Wenn aber jemand bei den offensichtlichsten und überprüfbarsten Sachverhalten lügt, und das mehrmals am Tag, bricht das sämtliche Normen. Es existiert schlichtweg kein Mechanismus, um dann damit umzugehen. Stattdessen legitimieren die Normen ihren eigenen Bruch. Ein gängiger Witz besagt, dass wenn die Republicans behaupteten, die Erde sei flach, die New York Times titeln würde, die Parteien seien sich nicht über die Form der Erde einig. Diese Art der Berichterstattung funktioniert für policy-Differenzen. Sie versagt völlig, wenn sich eine Seite nicht an die Regeln hält.

Das soll aber nicht in billige Medienschelte ausarten. Schließlich wurde zurecht darauf hingewiesen, dass es im Wahlkampf nicht an negativer Berichterstattung über Trump mangelte. Der Normenbruch führte aber dazu, dass bei der Masse der Wähler der Eindruck entstand, beide Kandidaten seien gleich schlimm. Auf diese Art bleibt der Normenbruch ungestraft, ja, wird belohnt.

Wir sehen diesem Mechanismus in vielen Ländern rechtspopulistische Strömungen befeuern. Ob AfD in Deutschland, UKIP in England und Wales, Fidesz in Ungarn, PiS in Polen, die frühere Lega Nord in Italien - das Ziel ist stets der kalkulierte Normenbruch, um selbst salonfähig zu werden.

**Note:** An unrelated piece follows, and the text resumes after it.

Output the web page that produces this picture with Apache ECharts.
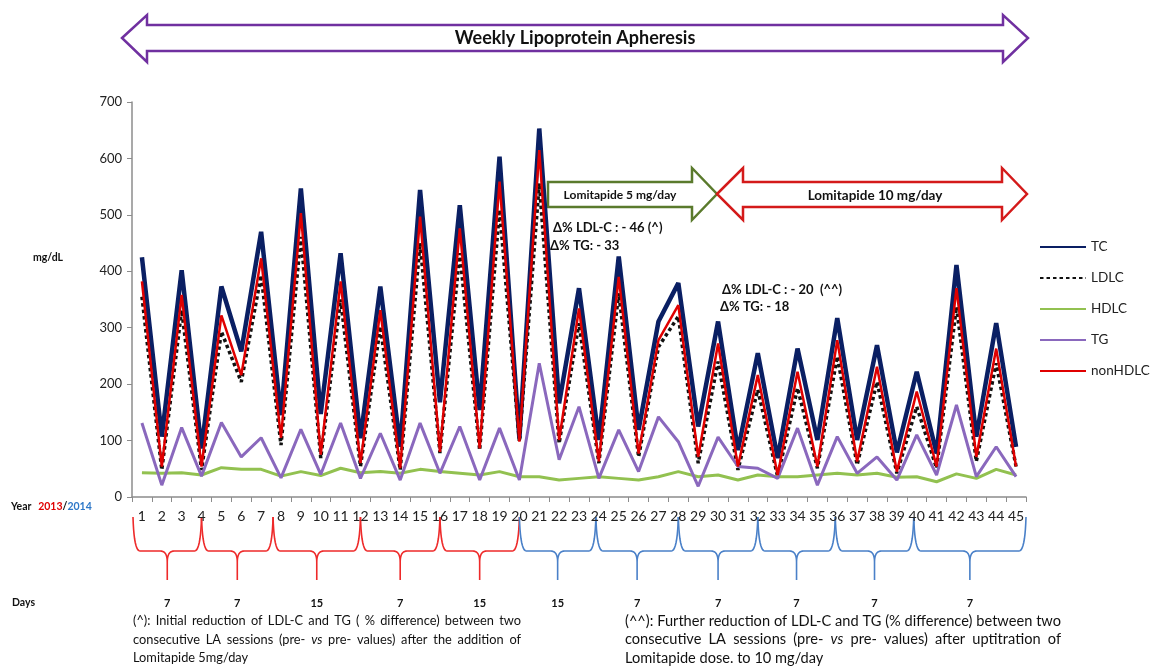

Diese Strategie funktioniert fürchterlich gut. Wenn sich bei den Wahlen erst einmal eine "Schlimmer können die es auch nicht machen"-Mentalität festgefressen hat, kommen Demokratiefeinde erst an die Macht und höhlen dann die Demokratie von innen aus. Denn wer sollte sich hinter Institutionen stellen, die für unzureichend befunden wurden, eine Diagnose, die sich durch den Erfolg ihrer Gegner quasi in eine sich selbst erfüllende Prophezeiung gewandelt hat? An dieser Stelle des Textes sollte so etwas wie eine Lösung stehen. Aber ich weiß keine. Demokratische Normen halten nur so lange, wie die deutliche Mehrheit der Bevölkerung sie zu verteidigen bereit ist. In dem Moment, in dem das "Ja, aber" die Oberhand gewinnt ("Ja, die AfD ist rassistisch, aber", "Ja, Trump lügt und fordert die gefährlichsten Dinge, aber"), schwebt die Demokratie in Gefahr.